## Given task
Only the lines from the start of the data to the line containing "Chart.register(...registerables);", both included, should be output, exactly and without pictures.

--- Start of Information provided ---

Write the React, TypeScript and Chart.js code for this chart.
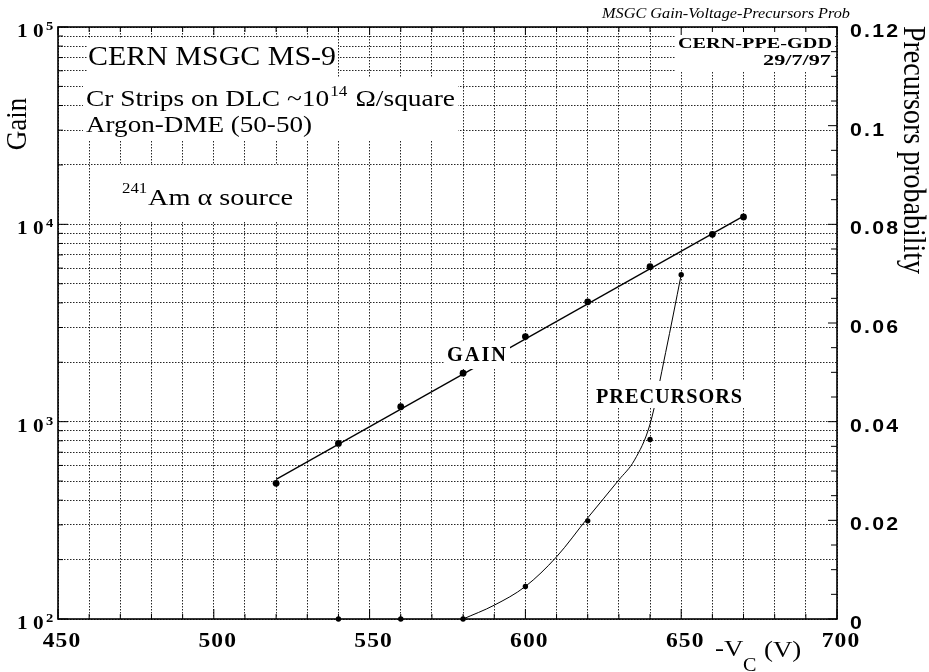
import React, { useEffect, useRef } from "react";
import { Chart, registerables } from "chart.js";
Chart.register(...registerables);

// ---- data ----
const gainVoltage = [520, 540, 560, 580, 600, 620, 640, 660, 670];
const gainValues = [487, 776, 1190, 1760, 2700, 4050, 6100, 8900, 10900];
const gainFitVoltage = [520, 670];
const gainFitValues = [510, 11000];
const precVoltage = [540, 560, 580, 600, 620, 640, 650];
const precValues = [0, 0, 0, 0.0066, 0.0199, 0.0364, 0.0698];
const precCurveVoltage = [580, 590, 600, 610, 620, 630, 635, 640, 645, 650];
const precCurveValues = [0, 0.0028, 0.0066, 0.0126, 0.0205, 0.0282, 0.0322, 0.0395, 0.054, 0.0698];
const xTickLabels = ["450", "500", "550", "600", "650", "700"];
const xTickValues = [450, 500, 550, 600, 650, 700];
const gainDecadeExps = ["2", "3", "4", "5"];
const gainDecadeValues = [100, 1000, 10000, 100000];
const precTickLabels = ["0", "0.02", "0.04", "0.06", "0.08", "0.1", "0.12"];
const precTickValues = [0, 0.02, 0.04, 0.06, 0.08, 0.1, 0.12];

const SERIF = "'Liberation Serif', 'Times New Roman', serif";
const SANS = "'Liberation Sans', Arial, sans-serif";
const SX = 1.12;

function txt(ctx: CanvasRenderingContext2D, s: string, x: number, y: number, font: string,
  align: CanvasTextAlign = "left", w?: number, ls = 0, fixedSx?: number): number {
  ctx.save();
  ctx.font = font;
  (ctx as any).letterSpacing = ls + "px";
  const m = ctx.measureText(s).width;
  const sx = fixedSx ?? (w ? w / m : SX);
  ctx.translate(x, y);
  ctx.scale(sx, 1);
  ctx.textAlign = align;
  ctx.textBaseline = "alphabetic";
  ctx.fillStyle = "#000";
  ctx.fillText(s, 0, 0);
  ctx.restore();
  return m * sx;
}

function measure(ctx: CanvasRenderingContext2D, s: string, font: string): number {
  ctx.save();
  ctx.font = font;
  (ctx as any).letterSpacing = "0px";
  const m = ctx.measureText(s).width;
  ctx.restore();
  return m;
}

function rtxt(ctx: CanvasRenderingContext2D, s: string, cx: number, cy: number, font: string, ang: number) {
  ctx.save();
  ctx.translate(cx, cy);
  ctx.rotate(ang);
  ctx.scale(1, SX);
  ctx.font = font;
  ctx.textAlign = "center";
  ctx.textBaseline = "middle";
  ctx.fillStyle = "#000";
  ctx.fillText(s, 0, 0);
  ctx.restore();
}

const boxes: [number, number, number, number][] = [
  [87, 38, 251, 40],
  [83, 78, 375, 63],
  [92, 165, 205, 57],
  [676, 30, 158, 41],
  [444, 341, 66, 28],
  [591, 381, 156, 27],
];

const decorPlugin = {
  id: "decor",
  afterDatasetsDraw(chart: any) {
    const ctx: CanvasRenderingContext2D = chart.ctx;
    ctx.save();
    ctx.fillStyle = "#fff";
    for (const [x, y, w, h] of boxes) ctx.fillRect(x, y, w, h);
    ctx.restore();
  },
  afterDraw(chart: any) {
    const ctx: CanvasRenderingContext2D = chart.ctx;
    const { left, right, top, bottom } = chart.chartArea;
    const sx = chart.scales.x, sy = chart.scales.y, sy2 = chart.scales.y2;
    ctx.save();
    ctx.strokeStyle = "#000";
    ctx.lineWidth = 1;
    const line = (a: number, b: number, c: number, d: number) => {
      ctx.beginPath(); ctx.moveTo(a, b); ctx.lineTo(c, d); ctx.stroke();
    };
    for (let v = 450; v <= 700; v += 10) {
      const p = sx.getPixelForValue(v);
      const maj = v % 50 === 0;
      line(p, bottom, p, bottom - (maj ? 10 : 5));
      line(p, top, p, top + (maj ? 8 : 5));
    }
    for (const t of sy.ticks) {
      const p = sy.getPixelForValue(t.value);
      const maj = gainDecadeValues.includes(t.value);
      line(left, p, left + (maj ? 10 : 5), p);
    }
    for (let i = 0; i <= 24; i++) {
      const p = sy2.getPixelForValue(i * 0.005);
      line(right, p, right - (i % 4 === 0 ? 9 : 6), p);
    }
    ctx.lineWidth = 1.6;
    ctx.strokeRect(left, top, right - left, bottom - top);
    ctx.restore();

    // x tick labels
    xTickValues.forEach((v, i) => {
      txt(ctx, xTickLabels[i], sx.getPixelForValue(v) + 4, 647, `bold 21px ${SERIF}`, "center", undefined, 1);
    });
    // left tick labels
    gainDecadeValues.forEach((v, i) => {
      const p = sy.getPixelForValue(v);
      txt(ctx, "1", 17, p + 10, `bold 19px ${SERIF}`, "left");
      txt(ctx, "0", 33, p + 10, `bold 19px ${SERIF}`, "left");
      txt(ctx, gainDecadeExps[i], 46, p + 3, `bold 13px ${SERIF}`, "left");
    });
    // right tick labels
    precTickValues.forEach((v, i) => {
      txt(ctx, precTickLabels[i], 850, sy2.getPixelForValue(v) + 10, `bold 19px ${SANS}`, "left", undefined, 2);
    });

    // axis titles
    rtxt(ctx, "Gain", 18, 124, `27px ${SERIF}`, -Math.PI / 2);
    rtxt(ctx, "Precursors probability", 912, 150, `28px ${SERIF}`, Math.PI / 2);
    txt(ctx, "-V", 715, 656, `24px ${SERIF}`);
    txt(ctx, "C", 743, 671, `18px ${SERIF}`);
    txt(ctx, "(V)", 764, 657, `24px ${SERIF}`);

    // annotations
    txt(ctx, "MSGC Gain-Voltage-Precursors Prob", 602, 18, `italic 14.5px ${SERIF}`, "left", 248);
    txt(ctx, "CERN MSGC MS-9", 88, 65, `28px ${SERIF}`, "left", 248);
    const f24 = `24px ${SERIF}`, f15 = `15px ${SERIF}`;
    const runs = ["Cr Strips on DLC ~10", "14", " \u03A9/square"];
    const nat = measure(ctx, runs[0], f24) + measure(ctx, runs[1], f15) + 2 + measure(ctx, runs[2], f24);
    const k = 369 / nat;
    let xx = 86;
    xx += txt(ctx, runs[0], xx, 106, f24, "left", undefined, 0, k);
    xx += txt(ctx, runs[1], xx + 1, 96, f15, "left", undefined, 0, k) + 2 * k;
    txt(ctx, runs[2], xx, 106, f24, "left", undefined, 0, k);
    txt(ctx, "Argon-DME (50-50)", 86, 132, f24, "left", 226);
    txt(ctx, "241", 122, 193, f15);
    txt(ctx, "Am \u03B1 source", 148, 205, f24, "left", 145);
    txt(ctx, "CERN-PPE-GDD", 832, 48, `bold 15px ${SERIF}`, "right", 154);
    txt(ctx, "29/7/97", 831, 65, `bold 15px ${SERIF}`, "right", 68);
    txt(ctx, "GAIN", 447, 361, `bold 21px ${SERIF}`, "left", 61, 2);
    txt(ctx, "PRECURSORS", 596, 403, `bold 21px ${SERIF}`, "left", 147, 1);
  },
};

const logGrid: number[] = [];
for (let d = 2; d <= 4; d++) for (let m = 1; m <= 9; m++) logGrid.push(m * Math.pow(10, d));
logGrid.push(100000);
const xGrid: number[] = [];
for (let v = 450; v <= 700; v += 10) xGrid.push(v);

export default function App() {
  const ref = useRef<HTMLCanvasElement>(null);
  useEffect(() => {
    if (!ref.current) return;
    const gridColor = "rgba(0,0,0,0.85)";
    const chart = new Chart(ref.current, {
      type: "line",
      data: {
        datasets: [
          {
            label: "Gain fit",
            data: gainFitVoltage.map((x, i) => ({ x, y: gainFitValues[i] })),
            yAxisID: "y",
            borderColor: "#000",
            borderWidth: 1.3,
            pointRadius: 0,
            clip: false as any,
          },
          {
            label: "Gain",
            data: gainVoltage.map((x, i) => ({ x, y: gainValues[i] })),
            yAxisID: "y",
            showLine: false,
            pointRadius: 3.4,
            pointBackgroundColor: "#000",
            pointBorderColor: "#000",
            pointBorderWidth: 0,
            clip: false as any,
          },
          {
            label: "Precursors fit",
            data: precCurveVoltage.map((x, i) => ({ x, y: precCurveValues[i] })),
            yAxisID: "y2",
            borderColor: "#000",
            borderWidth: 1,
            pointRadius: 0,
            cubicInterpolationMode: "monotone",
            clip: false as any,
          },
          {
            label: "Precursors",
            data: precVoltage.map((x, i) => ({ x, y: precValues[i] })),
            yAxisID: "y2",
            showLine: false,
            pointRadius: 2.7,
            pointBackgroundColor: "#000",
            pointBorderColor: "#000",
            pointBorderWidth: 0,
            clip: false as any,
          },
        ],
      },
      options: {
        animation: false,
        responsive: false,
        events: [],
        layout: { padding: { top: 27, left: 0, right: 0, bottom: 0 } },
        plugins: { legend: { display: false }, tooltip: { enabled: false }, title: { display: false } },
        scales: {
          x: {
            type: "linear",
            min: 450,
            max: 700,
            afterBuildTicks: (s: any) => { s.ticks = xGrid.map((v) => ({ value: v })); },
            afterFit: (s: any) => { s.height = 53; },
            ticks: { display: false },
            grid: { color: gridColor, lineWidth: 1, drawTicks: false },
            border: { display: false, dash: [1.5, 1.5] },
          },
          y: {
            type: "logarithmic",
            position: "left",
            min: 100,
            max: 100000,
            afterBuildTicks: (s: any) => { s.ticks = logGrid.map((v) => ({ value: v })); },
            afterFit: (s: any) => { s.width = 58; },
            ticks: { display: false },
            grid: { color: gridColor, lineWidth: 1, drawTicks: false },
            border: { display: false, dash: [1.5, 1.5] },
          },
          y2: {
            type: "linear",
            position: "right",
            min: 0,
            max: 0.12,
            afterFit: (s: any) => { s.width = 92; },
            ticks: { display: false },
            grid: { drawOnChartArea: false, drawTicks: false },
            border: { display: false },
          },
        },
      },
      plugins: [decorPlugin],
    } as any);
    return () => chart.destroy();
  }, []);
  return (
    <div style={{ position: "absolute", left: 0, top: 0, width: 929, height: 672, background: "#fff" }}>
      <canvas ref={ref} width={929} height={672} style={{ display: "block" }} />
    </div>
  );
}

--- End of Information provided ---

## Completed task
Write the React, TypeScript and Chart.js code for this chart.
import React, { useEffect, useRef } from "react";
import { Chart, registerables } from "chart.js";
Chart.register(...registerables);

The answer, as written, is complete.